Два пилигрима шепотом спорили о том, на каком берегу раздался крик.

— На левом.

— Нет, нет! Что вы говорите? На правом, конечно, на правом!

— Положение серьезное, — раздался за моей спиной голос начальника, — Я буду в отчаянии, если что-нибудь случится с мистером Куртцем раньше, чем мы прибудем на место.

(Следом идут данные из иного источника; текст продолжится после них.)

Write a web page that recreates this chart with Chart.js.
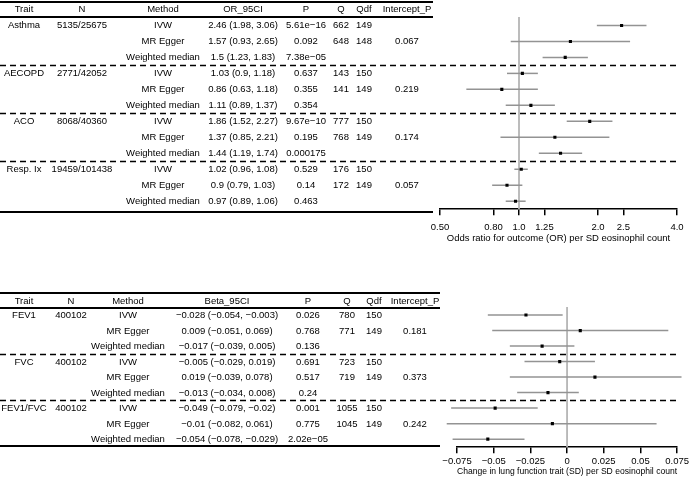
<!DOCTYPE html>
<html>
<head>
<meta charset="utf-8">
<script src="https://cdn.jsdelivr.net/npm/chart.js@4"></script>
<style>
  body { margin: 0; background: #fff; }
  #wrap { position: relative; width: 691px; height: 479px; overflow: hidden;
          font-family: "Liberation Sans", Arial, sans-serif; font-size: 9.5px; color: #000; }
  canvas { position: absolute; left: 0; }
  .c { position: absolute; white-space: nowrap; line-height: 1; transform: translate(-50%, -50%); }
  .rule { position: absolute; left: 0; background: #000; }
</style>
</head>
<body>
<div id="wrap">
  <canvas id="topChart" width="691" height="250" style="top:0"></canvas>
  <canvas id="botChart" width="691" height="229" style="top:250px"></canvas>
</div>
<script>
// ---- top panel: respiratory outcomes (OR) ----
const respTraits = ['Asthma', 'AECOPD', 'ACO', 'Resp. Ix']
const respN = ['5135/25675', '2771/42052', '8068/40360', '19459/101438']
const methods = ['IVW', 'MR Egger', 'Weighted median']
const orEst = [2.46, 1.57, 1.5, 1.03, 0.86, 1.11, 1.86, 1.37, 1.44, 1.02, 0.9, 0.97]
const orLo = [1.98, 0.93, 1.23, 0.9, 0.63, 0.89, 1.52, 0.85, 1.19, 0.96, 0.79, 0.89]
const orHi = [3.06, 2.65, 1.83, 1.18, 1.18, 1.37, 2.27, 2.21, 1.74, 1.08, 1.03, 1.06]
const orP = ['5.61e\u221216', '0.092', '7.38e\u221205', '0.637', '0.355', '0.354',
             '9.67e\u221210', '0.195', '0.000175', '0.529', '0.14', '0.463']
const orQ = [662, 648, '', 143, 141, '', 777, 768, '', 176, 172, '']
const orQdf = [149, 148, '', 150, 149, '', 150, 149, '', 150, 149, '']
const orInt = ['', '0.067', '', '', '0.219', '', '', '0.174', '', '', '0.057', '']
const orTicks = [0.5, 0.8, 1.0, 1.25, 2.0, 2.5, 4.0]
const orTickLabels = ['0.50', '0.80', '1.0', '1.25', '2.0', '2.5', '4.0']

// ---- bottom panel: lung function (beta) ----
const lungTraits = ['FEV1', 'FVC', 'FEV1/FVC']
const lungN = ['400102', '400102', '400102']
const betaEst = [-0.028, 0.009, -0.017, -0.005, 0.019, -0.013, -0.049, -0.01, -0.054]
const betaLo = [-0.054, -0.051, -0.039, -0.029, -0.039, -0.034, -0.079, -0.082, -0.078]
const betaHi = [-0.003, 0.069, 0.005, 0.019, 0.078, 0.008, -0.02, 0.061, -0.029]
const betaP = ['0.026', '0.768', '0.136', '0.691', '0.517', '0.24', '0.001', '0.775', '2.02e\u221205']
const betaQ = [780, 771, '', 723, 719, '', 1055, 1045, '']
const betaQdf = [150, 149, '', 150, 149, '', 150, 149, '']
const betaInt = ['', '0.181', '', '', '0.373', '', '', '0.242', '']
const betaTicks = [-0.075, -0.05, -0.025, 0, 0.025, 0.05, 0.075]
const betaTickLabels = ['\u22120.075', '\u22120.05', '\u22120.025', '0', '0.025', '0.05', '0.075']

const FONT = { family: '"Liberation Sans", Arial, sans-serif', size: 9.5 }
const minus = s => String(s).replace(/-/g, '\u2212')

// CI whiskers, reference line and group separators drawn from the scales
const forestPlugin = {
  id: 'forest',
  beforeDatasetsDraw(chart, args, opts) {
    const { ctx, chartArea, scales: { x, y } } = chart
    ctx.save()
    ctx.strokeStyle = '#b5b5b5'
    ctx.lineWidth = 1.8
    const rx = x.getPixelForValue(opts.ref)
    ctx.beginPath(); ctx.moveTo(rx, chartArea.top); ctx.lineTo(rx, chartArea.bottom); ctx.stroke()
    ctx.strokeStyle = '#939393'
    ctx.lineWidth = 1.5
    opts.lo.forEach((lo, i) => {
      const yy = y.getPixelForValue(i)
      ctx.beginPath()
      ctx.moveTo(x.getPixelForValue(lo), yy)
      ctx.lineTo(x.getPixelForValue(opts.hi[i]), yy)
      ctx.stroke()
    })
    ctx.strokeStyle = '#000'
    ctx.lineWidth = 1.5
    ctx.setLineDash([6, 4])
    opts.seps.forEach(v => {
      const yy = Math.round(y.getPixelForValue(v)) + 0.5
      ctx.beginPath(); ctx.moveTo(0, yy); ctx.lineTo(chartArea.right, yy); ctx.stroke()
    })
    ctx.restore()
  }
}

function makeForest(id, o) {
  return new Chart(document.getElementById(id), {
    type: 'scatter',
    data: {
      datasets: [{
        data: o.est.map((v, i) => ({ x: v, y: i })),
        pointStyle: 'rect',
        pointRadius: 2.2,
        backgroundColor: '#000',
        borderWidth: 0
      }]
    },
    options: {
      responsive: false,
      animation: false,
      events: [],
      layout: { padding: o.padding },
      plugins: {
        legend: { display: false },
        tooltip: { enabled: false },
        forest: { ref: o.ref, lo: o.lo, hi: o.hi, seps: o.seps }
      },
      scales: {
        x: {
          type: o.type,
          min: o.min,
          max: o.max,
          afterBuildTicks: s => { s.ticks = o.ticks.map(v => ({ value: v })) },
          border: { display: true, color: '#000', width: 1.5 },
          grid: { drawOnChartArea: false, drawTicks: true, tickLength: 6, color: '#000', lineWidth: 1.5 },
          ticks: {
            color: '#000', font: FONT, padding: o.tickPad, maxRotation: 0, autoSkip: false,
            callback: (v, i) => o.tickLabels[i]
          },
          title: { display: true, text: o.title, color: '#000', font: FONT, padding: { top: o.titlePad, bottom: 0 } }
        },
        y: { type: 'linear', reverse: true, min: o.ymin, max: o.ymax, display: false }
      }
    },
    plugins: [forestPlugin]
  })
}

function buildTable(chart, top, cols, headers, rows, hy, rules, ruleW) {
  const wrap = document.getElementById('wrap')
  const put = (txt, x, y) => {
    if (txt === '' || txt === undefined) return
    const d = document.createElement('div')
    d.className = 'c'
    d.textContent = txt
    d.style.left = x + 'px'
    d.style.top = y + 'px'
    wrap.appendChild(d)
  }
  headers.forEach((h, j) => put(h, cols[j], hy))
  rows.forEach((r, i) => {
    const yy = top + chart.scales.y.getPixelForValue(i)
    r.forEach((t, j) => put(t, cols[j], yy))
  })
  rules.forEach(ry => {
    const d = document.createElement('div')
    d.className = 'rule'
    d.style.top = (ry - 1) + 'px'
    d.style.width = ruleW + 'px'
    d.style.height = '2px'
    wrap.appendChild(d)
  })
}

const topChart = makeForest('topChart', {
  type: 'logarithmic', min: 0.5, max: 4, ticks: orTicks, tickLabels: orTickLabels,
  est: orEst, lo: orLo, hi: orHi, ref: 1, seps: [2.5, 5.5, 8.5],
  ymin: -0.53, ymax: 11.5, tickPad: 6, titlePad: -6,
  padding: { left: 440, right: 14, top: 17, bottom: 6 },
  title: 'Odds ratio for outcome (OR) per SD eosinophil count'
})

const botChart = makeForest('botChart', {
  type: 'linear', min: -0.075, max: 0.075, ticks: betaTicks, tickLabels: betaTickLabels,
  est: betaEst, lo: betaLo, hi: betaHi, ref: 0, seps: [2.5, 5.5],
  ymin: -0.52, ymax: 8.52, tickPad: 2, titlePad: -3,
  padding: { left: 457, right: 12, top: 57, bottom: 2 },
  title: 'Change in lung function trait (SD) per SD eosinophil count'
})

const topRows = orEst.map((v, i) => {
  const g = Math.floor(i / 3), m = i % 3
  return [m === 0 ? respTraits[g] : '', m === 0 ? respN[g] : '', methods[m],
    `${orEst[i]} (${orLo[i]}, ${orHi[i]})`, orP[i], orQ[i], orQdf[i], orInt[i]]
})
buildTable(topChart, 0, [24, 82, 163, 243, 306, 341, 364, 407],
  ['Trait', 'N', 'Method', 'OR_95CI', 'P', 'Q', 'Qdf', 'Intercept_P'],
  topRows, 8.5, [1.5, 17, 211.5], 433)

const botRows = betaEst.map((v, i) => {
  const g = Math.floor(i / 3), m = i % 3
  return [m === 0 ? lungTraits[g] : '', m === 0 ? lungN[g] : '', methods[m],
    minus(`${betaEst[i]} (${betaLo[i]}, ${betaHi[i]})`), betaP[i], betaQ[i], betaQdf[i], betaInt[i]]
})
buildTable(botChart, 250, [24, 71, 128, 227, 308, 347, 374, 415],
  ['Trait', 'N', 'Method', 'Beta_95CI', 'P', 'Q', 'Qdf', 'Intercept_P'],
  botRows, 301, [293, 308, 445.5], 440)
</script>
</body>
</html>
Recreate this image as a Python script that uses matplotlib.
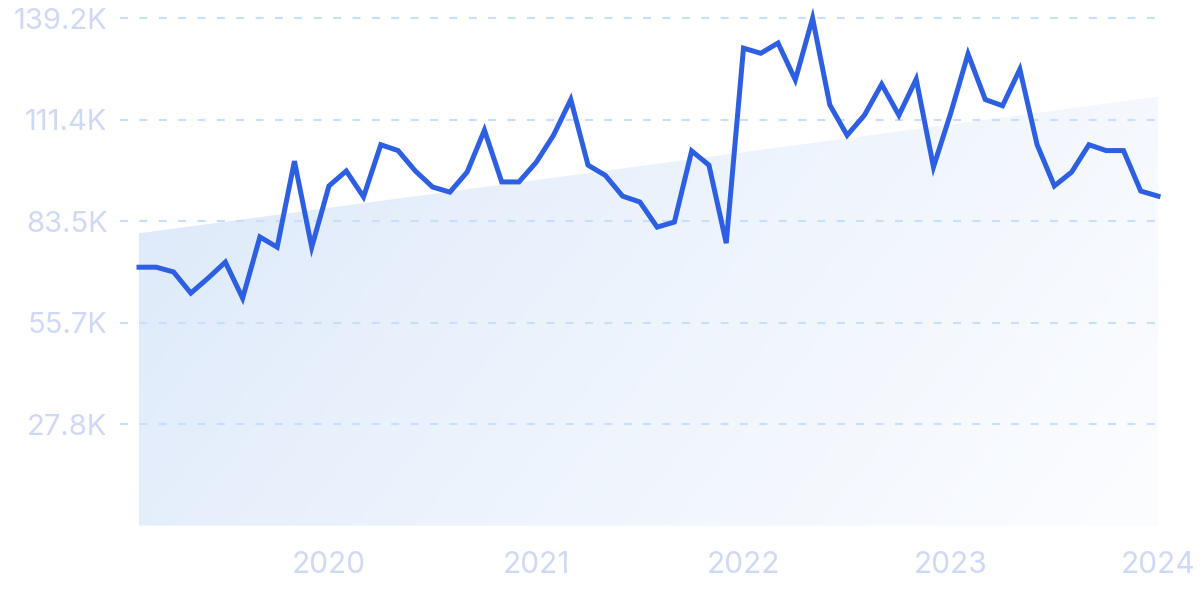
import numpy as np
import matplotlib
matplotlib.use("Agg")
import matplotlib.pyplot as plt
from matplotlib.colors import LinearSegmentedColormap

# monthly values (thousands), Feb 2019 .. Jan 2024
values = [
    70.9, 70.9, 69.6, 63.8, 67.9, 72.3, 62.4, 79.2, 76.4, 100.0, 76.4,
    93.2, 97.3, 90.2, 104.5, 102.9, 97.3, 92.9, 91.5, 97.0, 108.5, 94.3, 94.3,
    99.7, 107.1, 116.9, 98.9, 96.1, 90.4, 88.8, 81.9, 83.3, 102.8, 98.9, 77.5,
    131.0, 129.6, 132.4, 122.3, 139.2, 115.4, 107.1, 112.6, 121.1, 112.6, 122.5, 98.4,
    113.2, 129.4, 116.9, 115.2, 125.2, 104.5, 93.2, 97.0, 104.5, 102.9, 102.9, 91.8,
    90.4,
]
first_month = 2  # data starts Feb 2019
first_year = 2019
year_labels = ["2020", "2021", "2022", "2023", "2024"]
y_ticks = [27.8, 55.7, 83.5, 111.4, 139.2]
y_tick_labels = ["27.8K", "55.7K", "83.5K", "111.4K", "139.2K"]
trend_start, trend_end = 80.2, 117.7

line_color = "#2d5fe3"
label_color = "#cfd9f5"
grid_color = "#c8defc"

x = np.arange(len(values))
year_pos = [(int(y) - first_year) * 12 - (first_month - 1) for y in year_labels]

fig = plt.figure(figsize=(12, 5.99), dpi=100)
ax = fig.add_axes([0.1, 0.1225, 0.865, 0.847])

ax.set_xlim(-1.1, x[-1])
ax.set_ylim(0, 139.2)

# trend area with diagonal gradient
trend = np.array([trend_start, trend_end])
tx = np.array([x[0], x[-1]])
poly = ax.fill_between(tx, 0, trend, color="none", lw=0)
cmap = LinearSegmentedColormap.from_list("g", ["#dce9fa", "#eef4fd", "#fcfdff"])
gx, gy = np.meshgrid(np.linspace(0, 1, 300), np.linspace(0, 1, 150))
grad = 0.75 * gx + 0.25 * gy
img = ax.imshow(grad, cmap=cmap, extent=[x[0], x[-1], 0, trend_end], origin="upper",
                aspect="auto", zorder=1, vmin=0, vmax=1)
img.set_clip_path(poly.get_paths()[0], transform=ax.transData)

for yt in y_ticks:
    ax.plot([-1.1, x[-1]], [yt, yt], color=grid_color, lw=1.5, ls=(0, (3.8, 5.5)),
            zorder=2, clip_on=False)

ax.plot(x, values, color=line_color, lw=3.6, zorder=3, clip_on=False,
        solid_joinstyle="miter")

ax.set_xticks(year_pos)
ax.set_xticklabels(year_labels)
ax.set_yticks(y_ticks)
ax.set_yticklabels(y_tick_labels)
ax.tick_params(length=0, labelcolor=label_color)
ax.tick_params(axis="y", pad=9, labelsize=21)
ax.tick_params(axis="x", pad=18, labelsize=21.5)
for lab in ax.get_xticklabels() + ax.get_yticklabels():
    lab.set_family(["Inter", "DejaVu Sans"])
for s in ax.spines.values():
    s.set_visible(False)

fig.savefig("out.png", dpi=100)
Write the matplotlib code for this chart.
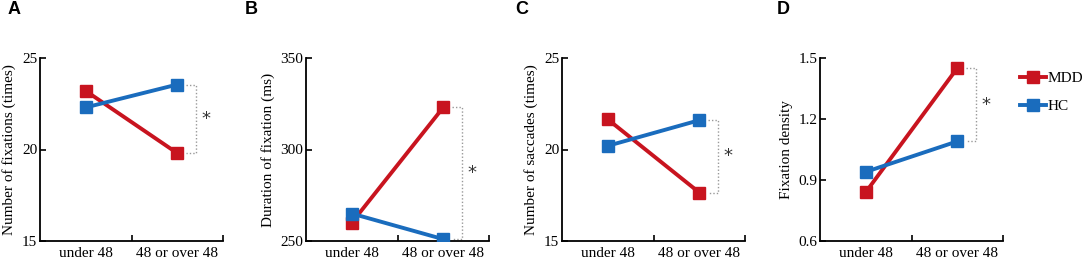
import matplotlib
matplotlib.use('Agg')
import matplotlib.pyplot as plt

groups = ['under 48', '48 or over 48']

# panel values: MDD, HC
fix_mdd = [23.2, 19.8]
fix_hc = [22.3, 23.55]
dur_mdd = [260, 323]
dur_hc = [265, 251]
sac_mdd = [21.65, 17.65]
sac_hc = [20.2, 21.6]
dens_mdd = [0.84, 1.45]
dens_hc = [0.94, 1.09]

ylabels = ['Number of fixations (times)', 'Duration of fixation (ms)',
           'Number of saccades (times)', 'Fixation density']
yticks = [[15, 20, 25], [250, 300, 350], [15, 20, 25], [0.6, 0.9, 1.2, 1.5]]
yticklabels = [['15', '20', '25'], ['250', '300', '350'], ['15', '20', '25'],
               ['0.6', '0.9', '1.2', '1.5']]
letters = ['A', 'B', 'C', 'D']

red = '#c8141f'
blue = '#1a6cbd'

plt.rcParams['font.family'] = ['Liberation Serif', 'DejaVu Serif']

fig = plt.figure(figsize=(10.84, 2.6), dpi=100)
W, H = 1084, 260
lefts = [40, 306, 562, 820]
letter_x = [8, 245, 515, 777]
data = [(fix_mdd, fix_hc), (dur_mdd, dur_hc), (sac_mdd, sac_hc), (dens_mdd, dens_hc)]

for i in range(4):
    ax = fig.add_axes([lefts[i] / W, (H - 241) / H, 183 / W, 183 / H])
    mdd, hc = data[i]
    xs = [0.5, 1.5]
    ax.plot(xs, mdd, '-s', color=red, lw=2.8, ms=8, mec=red, label='MDD', zorder=3)
    ax.plot(xs, hc, '-s', color=blue, lw=2.8, ms=8, mec=blue, label='HC', zorder=4)

    # significance bracket
    lo, hi = min(mdd[1], hc[1]), max(mdd[1], hc[1])
    ax.plot([1.6, 1.7, 1.7, 1.6], [hi, hi, lo, lo], color='#999999', lw=1,
            ls=(0, (1, 1.5)), zorder=2)
    ax.text(1.81, (lo + hi) / 2, '*', ha='center', va='center', fontsize=13,
            color='#333333', family='DejaVu Sans')

    ax.set_xlim(0, 2)
    ax.set_ylim(yticks[i][0], yticks[i][-1])
    ax.set_yticks(yticks[i])
    ax.set_yticklabels(yticklabels[i])
    ax.set_xticks([1, 2])
    ax.set_xticklabels([])
    for x, g in zip(xs, groups):
        ax.text(x, -0.035, g, transform=ax.get_xaxis_transform(), ha='center',
                va='top', fontsize=11)
    ax.tick_params(direction='in', length=4, width=1.2, labelsize=11, pad=2)
    ax.spines['top'].set_visible(False)
    ax.spines['right'].set_visible(False)
    for s in ['left', 'bottom']:
        ax.spines[s].set_linewidth(1.3)
    ax.set_ylabel(ylabels[i], fontsize=11, labelpad=4)
    ax.patch.set_alpha(0)

    fig.text(letter_x[i] / W, 1 - 10 / H, letters[i], fontsize=13, fontweight='bold',
             family='Liberation Sans', ha='left', va='center')

    if i == 3:
        ax.legend(loc='upper left', bbox_to_anchor=(1.06, 0.96), frameon=False,
                  fontsize=11, handlelength=1.7, handletextpad=0.1,
                  labelspacing=0.95, borderaxespad=0)

fig.savefig('out.png', dpi=100)
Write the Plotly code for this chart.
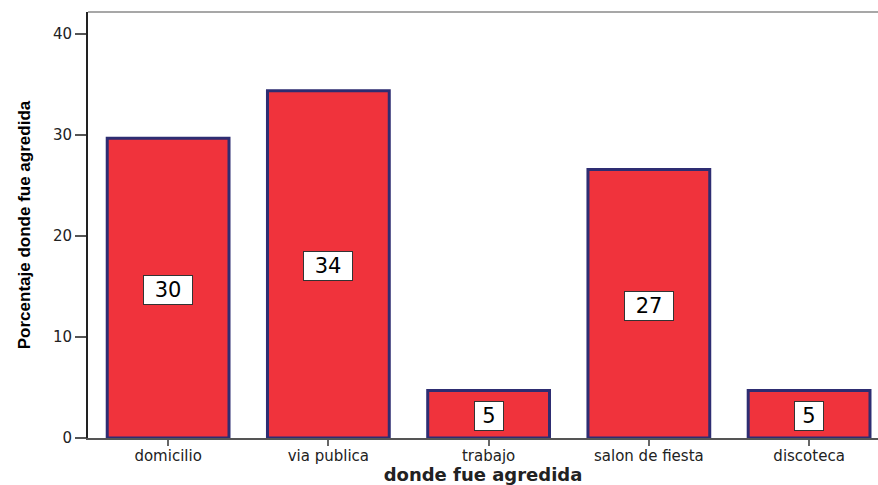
import plotly.graph_objects as go

# Percentage of cases by place of aggression (n = 64)
lugares = ["domicilio", "via publica", "trabajo", "salon de fiesta", "discoteca"]
porcentajes = [29.7, 34.4, 4.7, 26.6, 4.7]
y_ticks = [0, 10, 20, 30, 40]

BAR_FILL = "#f0333c"
BAR_EDGE = "#2e2d72"
TEXT = "#222222"

fig = go.Figure(
    go.Bar(
        x=lugares,
        y=porcentajes,
        width=0.76,
        marker=dict(color=BAR_FILL, line=dict(color=BAR_EDGE, width=3)),
        hovertemplate="%{x}: %{y:.1f}%<extra></extra>",
    )
)

# Boxed value labels centred in each bar
for lugar, valor in zip(lugares, porcentajes):
    texto = f"{valor:.0f}"
    fig.add_annotation(
        x=lugar,
        y=valor / 2,
        yshift=-2,
        text=texto,
        showarrow=False,
        font=dict(family="DejaVu Sans, Arial", size=21, color="#000000"),
        bgcolor="#ffffff",
        bordercolor="#333333",
        borderwidth=1,
        borderpad=1,
        width=46 if len(texto) > 1 else 26,
        height=26,
    )

# Light frame line along the top of the plotting area
fig.add_shape(
    type="line", xref="paper", yref="paper",
    x0=0, x1=1, y0=1, y1=1,
    line=dict(color="#8a8a8a", width=1.5),
)

fig.update_layout(
    width=878,
    height=485,
    margin=dict(l=88, r=0, t=12, b=47),
    paper_bgcolor="#ffffff",
    plot_bgcolor="#ffffff",
    showlegend=False,
    font=dict(family="DejaVu Sans, Arial", color=TEXT),
)

fig.update_xaxes(
    range=[-0.5, 4.43],
    showline=True,
    linecolor="#555555",
    linewidth=1.5,
    ticks="outside",
    ticklen=6,
    tickwidth=1.5,
    tickcolor="#666666",
    tickfont=dict(family="DejaVu Sans, Arial", size=15, color=TEXT),
    ticklabelstandoff=-3,
    showgrid=False,
    title=dict(
        text="<b>donde fue agredida</b>",
        font=dict(family="DejaVu Sans, Arial", size=18, color=TEXT),
        standoff=3,
    ),
)

fig.update_yaxes(
    range=[0, 42.2],
    tickvals=y_ticks,
    showline=True,
    linecolor="#222222",
    linewidth=2,
    ticks="outside",
    ticklen=11,
    tickwidth=1.5,
    tickcolor="#555555",
    tickfont=dict(family="DejaVu Sans, Arial", size=15, color=TEXT),
    showgrid=False,
    zeroline=False,
    title=dict(
        text="<b>Porcentaje donde fue agredida</b>",
        font=dict(family="Liberation Sans Narrow, Liberation Sans, Arial", size=17, color="#000000"),
        standoff=18,
    ),
)

fig.write_html("out.html")
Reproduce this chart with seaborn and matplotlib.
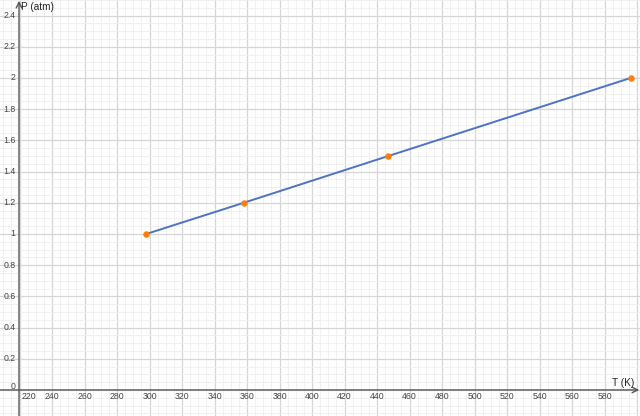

Я посмотрел на него и не усомнился в его искренности. Он был одним из тех людей, которые хотят соблюдать приличия. В этом проявлялась его выдержка. Но когда он пробормотал что-то о том, чтобы немедленно тронуться в путь, я даже не потрудился ему ответить. Я знал, — и он знал, — что это невозможно. Если б мы подняли якорь, мы бы буквально заблудились в тумане. Мы бы не могли решить, куда идем — вверх или вниз по течению или же пересекаем реку, пока пароход не врезался бы в берег; да и тогда мы бы не знали, к какому берегу пристаем. Конечно, я не тронулся с места. Я не намерен был губить судно. Нельзя было придумать более странного места для кораблекрушения. Если бы пароход затонул не сразу, мы бы все равно погибли — так или иначе.

— Я предлагаю вам идти на риск, — сказал он, помолчав.

— Я отказываюсь рисковать, — коротко ответил я.

Этого ответа он ждал, хотя мой тон мог его удивить.

— В таком случае я должен положиться на ваше суждение. Вы — капитан, — произнес он с подчеркнутой вежливостью.

Я повернулся к нему боком и стал всматриваться в туман.

Сколько времени это еще протянется? Туман нимало меня не обнадежил. Приближение к Куртцу, добывающему слоновую кость в #9632; тих проклятых зарослях, было сопряжено с такими опасностями, словно мы ехали к зачарованной принцессе, спящей в сказочном мшке.

— Как вы думаете, нападут ли они? — конфиденциально спросил начальник.

По многим основаниям я считал, что они не нападут. Одним из этих оснований был густой туман. Если они отчалят от берега в своих каноэ, они заблудятся в тумане, как заблудились бы и мы, если б сдвинулись с места. Затем заросли по берегам реки казались мне непроницаемыми… хотя они имели глаза — глаза, которые нас видели. Прибрежные кусты, несомненно, были непроходимы, но сквозь джунгли, тянувшиеся за ними, по-видимому можно было пробраться. Однако в течение того короткого промежутка времени, когда туман рассеялся, я убедился, что никаких каноэ поблизости не видно; во всяком случае, их не было около парохода. Главная же причина, по которой я считал нападение невозможным, заключалась в самом характере криков. То не был свирепый вой, предвещающий враждебное наступление. В этих диких пронзительных воплях мне слышалась безграничная скорбь. Казалось, вид парохода почему-то преисполнил дикарей безысходной тоской. Опасность, объяснял я, заключается в том, что по соседству от нас находятся люди, захваченные великой страстью. Даже скорбь может в конце концов перейти в ярость, хотя обычно она переходит в апатию.

Если б вы видели, как таращили глаза пилигримы! У них не хватало духу высмеять или хотя бы обругать меня, но, думаю, они порешили, что я сошел с ума от страха, быть может. Я им прочел целую лекцию. Друзья мои, что мне было делать? Держаться настороже? Ну что ж, я следил за туманом, как кошка следит за мышью; но теперь глаза нам были так же не нужны, как если бы мы оказались погребенными под горой ваты. И туман был похож на вату — удушливый, теплый. Кроме того, все, что я сказал, было абсолютно правильно, хотя и звучало нелепо. То, о чем впоследствии мы говорили, как о нападениях, было по существу лишь попыткой отразить наступление. Ничего враждебного в этой попытке не было; она была сделана людьми, доведенными до отчаяния, и носила характер оборонительный.